- Data:
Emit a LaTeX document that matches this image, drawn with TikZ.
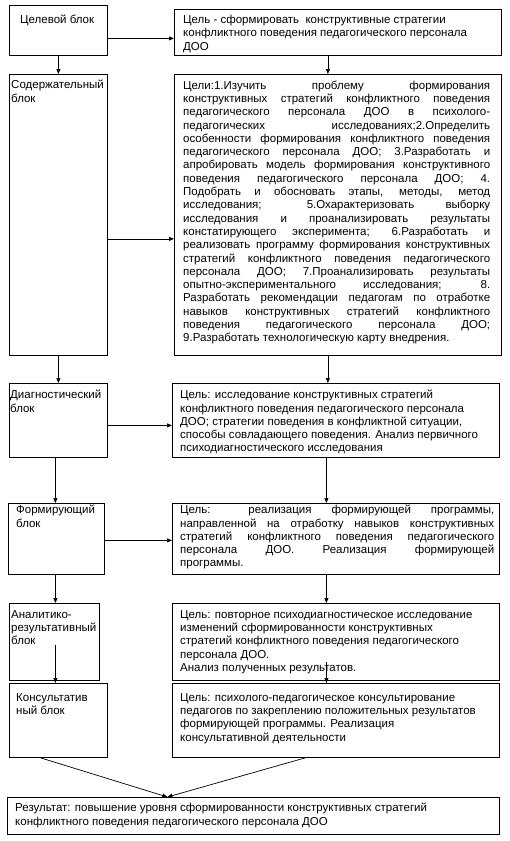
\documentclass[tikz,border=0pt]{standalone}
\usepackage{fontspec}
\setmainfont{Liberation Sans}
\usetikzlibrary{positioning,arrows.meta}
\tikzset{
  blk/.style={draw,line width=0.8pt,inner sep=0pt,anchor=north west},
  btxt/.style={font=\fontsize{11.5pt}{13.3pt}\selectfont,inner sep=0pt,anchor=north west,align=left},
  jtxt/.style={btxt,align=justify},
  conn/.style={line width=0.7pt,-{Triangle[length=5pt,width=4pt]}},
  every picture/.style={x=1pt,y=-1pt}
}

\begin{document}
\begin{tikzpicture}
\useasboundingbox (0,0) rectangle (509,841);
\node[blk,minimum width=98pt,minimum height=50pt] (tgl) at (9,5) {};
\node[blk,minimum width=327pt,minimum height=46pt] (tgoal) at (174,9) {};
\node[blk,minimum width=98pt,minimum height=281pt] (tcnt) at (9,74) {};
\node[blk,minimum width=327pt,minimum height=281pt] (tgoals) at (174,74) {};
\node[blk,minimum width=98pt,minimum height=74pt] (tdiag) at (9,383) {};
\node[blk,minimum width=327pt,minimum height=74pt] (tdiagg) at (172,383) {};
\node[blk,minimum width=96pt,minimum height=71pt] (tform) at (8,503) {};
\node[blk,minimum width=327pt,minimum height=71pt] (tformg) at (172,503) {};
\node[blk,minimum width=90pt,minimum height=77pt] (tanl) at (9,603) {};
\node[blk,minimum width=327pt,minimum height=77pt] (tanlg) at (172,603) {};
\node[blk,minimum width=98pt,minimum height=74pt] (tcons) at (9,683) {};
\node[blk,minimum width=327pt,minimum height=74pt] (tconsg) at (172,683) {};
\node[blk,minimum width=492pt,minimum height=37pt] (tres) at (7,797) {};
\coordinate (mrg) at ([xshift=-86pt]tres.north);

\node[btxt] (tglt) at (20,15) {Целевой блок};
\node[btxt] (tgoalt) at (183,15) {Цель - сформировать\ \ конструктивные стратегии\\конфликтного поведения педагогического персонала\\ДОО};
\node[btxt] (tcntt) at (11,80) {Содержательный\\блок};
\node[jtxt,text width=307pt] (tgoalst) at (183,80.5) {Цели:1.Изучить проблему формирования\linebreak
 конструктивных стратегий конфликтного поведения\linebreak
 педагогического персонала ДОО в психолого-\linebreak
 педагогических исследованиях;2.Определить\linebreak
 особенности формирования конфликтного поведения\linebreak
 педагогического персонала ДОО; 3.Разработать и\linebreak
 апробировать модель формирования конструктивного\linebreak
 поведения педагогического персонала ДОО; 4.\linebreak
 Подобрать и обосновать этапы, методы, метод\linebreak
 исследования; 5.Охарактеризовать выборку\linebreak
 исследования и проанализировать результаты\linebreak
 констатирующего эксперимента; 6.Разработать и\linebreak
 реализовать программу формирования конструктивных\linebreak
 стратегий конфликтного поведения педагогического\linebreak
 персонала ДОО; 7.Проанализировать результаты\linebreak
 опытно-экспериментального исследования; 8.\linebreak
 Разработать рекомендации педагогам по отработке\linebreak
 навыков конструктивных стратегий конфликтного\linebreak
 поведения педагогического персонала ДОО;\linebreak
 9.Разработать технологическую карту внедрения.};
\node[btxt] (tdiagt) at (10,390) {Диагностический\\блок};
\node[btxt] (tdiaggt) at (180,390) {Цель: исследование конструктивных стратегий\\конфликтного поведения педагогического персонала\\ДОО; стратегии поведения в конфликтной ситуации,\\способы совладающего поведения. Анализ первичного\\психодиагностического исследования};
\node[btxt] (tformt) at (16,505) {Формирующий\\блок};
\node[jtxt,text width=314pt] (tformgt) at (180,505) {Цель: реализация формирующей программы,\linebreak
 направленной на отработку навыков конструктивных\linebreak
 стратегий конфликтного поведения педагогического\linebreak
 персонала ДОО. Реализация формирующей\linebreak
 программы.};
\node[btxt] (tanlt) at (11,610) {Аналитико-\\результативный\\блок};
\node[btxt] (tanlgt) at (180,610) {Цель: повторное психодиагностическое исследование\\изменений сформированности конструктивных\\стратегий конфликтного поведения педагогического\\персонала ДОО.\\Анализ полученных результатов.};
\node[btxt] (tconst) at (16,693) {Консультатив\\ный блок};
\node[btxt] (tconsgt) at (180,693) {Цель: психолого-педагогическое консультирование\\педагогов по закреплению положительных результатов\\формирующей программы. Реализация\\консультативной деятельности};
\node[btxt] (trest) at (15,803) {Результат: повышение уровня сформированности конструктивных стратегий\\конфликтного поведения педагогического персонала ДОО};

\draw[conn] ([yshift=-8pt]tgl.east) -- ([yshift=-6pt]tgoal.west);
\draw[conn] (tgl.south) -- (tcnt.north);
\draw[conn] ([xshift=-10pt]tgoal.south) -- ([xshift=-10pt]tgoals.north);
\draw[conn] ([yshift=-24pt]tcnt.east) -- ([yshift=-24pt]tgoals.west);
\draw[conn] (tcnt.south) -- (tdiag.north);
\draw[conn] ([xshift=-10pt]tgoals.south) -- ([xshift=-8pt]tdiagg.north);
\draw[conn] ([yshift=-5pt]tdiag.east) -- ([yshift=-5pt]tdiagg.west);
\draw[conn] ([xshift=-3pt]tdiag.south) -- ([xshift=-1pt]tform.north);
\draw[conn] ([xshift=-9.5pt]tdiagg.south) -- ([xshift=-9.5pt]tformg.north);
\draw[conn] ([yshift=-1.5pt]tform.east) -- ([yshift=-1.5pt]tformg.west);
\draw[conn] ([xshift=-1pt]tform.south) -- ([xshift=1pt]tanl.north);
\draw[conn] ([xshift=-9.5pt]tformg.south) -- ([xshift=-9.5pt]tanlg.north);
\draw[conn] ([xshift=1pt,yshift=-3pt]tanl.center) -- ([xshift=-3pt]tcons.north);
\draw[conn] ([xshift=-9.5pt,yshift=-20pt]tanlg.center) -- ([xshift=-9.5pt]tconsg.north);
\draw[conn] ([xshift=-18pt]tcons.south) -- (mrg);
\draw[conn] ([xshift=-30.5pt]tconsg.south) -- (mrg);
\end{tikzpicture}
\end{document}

- Given instruction:
Reproduce the full material exactly, excluding the pictures.

- Answer below:
Emit a LaTeX document that matches this image, drawn with TikZ.
\documentclass[tikz,border=0pt]{standalone}
\usepackage{fontspec}
\setmainfont{Liberation Sans}
\usetikzlibrary{positioning,arrows.meta}
\tikzset{
  blk/.style={draw,line width=0.8pt,inner sep=0pt,anchor=north west},
  btxt/.style={font=\fontsize{11.5pt}{13.3pt}\selectfont,inner sep=0pt,anchor=north west,align=left},
  jtxt/.style={btxt,align=justify},
  conn/.style={line width=0.7pt,-{Triangle[length=5pt,width=4pt]}},
  every picture/.style={x=1pt,y=-1pt}
}

\begin{document}
\begin{tikzpicture}
\useasboundingbox (0,0) rectangle (509,841);
\node[blk,minimum width=98pt,minimum height=50pt] (tgl) at (9,5) {};
\node[blk,minimum width=327pt,minimum height=46pt] (tgoal) at (174,9) {};
\node[blk,minimum width=98pt,minimum height=281pt] (tcnt) at (9,74) {};
\node[blk,minimum width=327pt,minimum height=281pt] (tgoals) at (174,74) {};
\node[blk,minimum width=98pt,minimum height=74pt] (tdiag) at (9,383) {};
\node[blk,minimum width=327pt,minimum height=74pt] (tdiagg) at (172,383) {};
\node[blk,minimum width=96pt,minimum height=71pt] (tform) at (8,503) {};
\node[blk,minimum width=327pt,minimum height=71pt] (tformg) at (172,503) {};
\node[blk,minimum width=90pt,minimum height=77pt] (tanl) at (9,603) {};
\node[blk,minimum width=327pt,minimum height=77pt] (tanlg) at (172,603) {};
\node[blk,minimum width=98pt,minimum height=74pt] (tcons) at (9,683) {};
\node[blk,minimum width=327pt,minimum height=74pt] (tconsg) at (172,683) {};
\node[blk,minimum width=492pt,minimum height=37pt] (tres) at (7,797) {};
\coordinate (mrg) at ([xshift=-86pt]tres.north);

\node[btxt] (tglt) at (20,15) {Целевой блок};
\node[btxt] (tgoalt) at (183,15) {Цель - сформировать\ \ конструктивные стратегии\\конфликтного поведения педагогического персонала\\ДОО};
\node[btxt] (tcntt) at (11,80) {Содержательный\\блок};
\node[jtxt,text width=307pt] (tgoalst) at (183,80.5) {Цели:1.Изучить проблему формирования\linebreak
 конструктивных стратегий конфликтного поведения\linebreak
 педагогического персонала ДОО в психолого-\linebreak
 педагогических исследованиях;2.Определить\linebreak
 особенности формирования конфликтного поведения\linebreak
 педагогического персонала ДОО; 3.Разработать и\linebreak
 апробировать модель формирования конструктивного\linebreak
 поведения педагогического персонала ДОО; 4.\linebreak
 Подобрать и обосновать этапы, методы, метод\linebreak
 исследования; 5.Охарактеризовать выборку\linebreak
 исследования и проанализировать результаты\linebreak
 констатирующего эксперимента; 6.Разработать и\linebreak
 реализовать программу формирования конструктивных\linebreak
 стратегий конфликтного поведения педагогического\linebreak
 персонала ДОО; 7.Проанализировать результаты\linebreak
 опытно-экспериментального исследования; 8.\linebreak
 Разработать рекомендации педагогам по отработке\linebreak
 навыков конструктивных стратегий конфликтного\linebreak
 поведения педагогического персонала ДОО;\linebreak
 9.Разработать технологическую карту внедрения.};
\node[btxt] (tdiagt) at (10,390) {Диагностический\\блок};
\node[btxt] (tdiaggt) at (180,390) {Цель: исследование конструктивных стратегий\\конфликтного поведения педагогического персонала\\ДОО; стратегии поведения в конфликтной ситуации,\\способы совладающего поведения. Анализ первичного\\психодиагностического исследования};
\node[btxt] (tformt) at (16,505) {Формирующий\\блок};
\node[jtxt,text width=314pt] (tformgt) at (180,505) {Цель: реализация формирующей программы,\linebreak
 направленной на отработку навыков конструктивных\linebreak
 стратегий конфликтного поведения педагогического\linebreak
 персонала ДОО. Реализация формирующей\linebreak
 программы.};
\node[btxt] (tanlt) at (11,610) {Аналитико-\\результативный\\блок};
\node[btxt] (tanlgt) at (180,610) {Цель: повторное психодиагностическое исследование\\изменений сформированности конструктивных\\стратегий конфликтного поведения педагогического\\персонала ДОО.\\Анализ полученных результатов.};
\node[btxt] (tconst) at (16,693) {Консультатив\\ный блок};
\node[btxt] (tconsgt) at (180,693) {Цель: психолого-педагогическое консультирование\\педагогов по закреплению положительных результатов\\формирующей программы. Реализация\\консультативной деятельности};
\node[btxt] (trest) at (15,803) {Результат: повышение уровня сформированности конструктивных стратегий\\конфликтного поведения педагогического персонала ДОО};

\draw[conn] ([yshift=-8pt]tgl.east) -- ([yshift=-6pt]tgoal.west);
\draw[conn] (tgl.south) -- (tcnt.north);
\draw[conn] ([xshift=-10pt]tgoal.south) -- ([xshift=-10pt]tgoals.north);
\draw[conn] ([yshift=-24pt]tcnt.east) -- ([yshift=-24pt]tgoals.west);
\draw[conn] (tcnt.south) -- (tdiag.north);
\draw[conn] ([xshift=-10pt]tgoals.south) -- ([xshift=-8pt]tdiagg.north);
\draw[conn] ([yshift=-5pt]tdiag.east) -- ([yshift=-5pt]tdiagg.west);
\draw[conn] ([xshift=-3pt]tdiag.south) -- ([xshift=-1pt]tform.north);
\draw[conn] ([xshift=-9.5pt]tdiagg.south) -- ([xshift=-9.5pt]tformg.north);
\draw[conn] ([yshift=-1.5pt]tform.east) -- ([yshift=-1.5pt]tformg.west);
\draw[conn] ([xshift=-1pt]tform.south) -- ([xshift=1pt]tanl.north);
\draw[conn] ([xshift=-9.5pt]tformg.south) -- ([xshift=-9.5pt]tanlg.north);
\draw[conn] ([xshift=1pt,yshift=-3pt]tanl.center) -- ([xshift=-3pt]tcons.north);
\draw[conn] ([xshift=-9.5pt,yshift=-20pt]tanlg.center) -- ([xshift=-9.5pt]tconsg.north);
\draw[conn] ([xshift=-18pt]tcons.south) -- (mrg);
\draw[conn] ([xshift=-30.5pt]tconsg.south) -- (mrg);
\end{tikzpicture}
\end{document}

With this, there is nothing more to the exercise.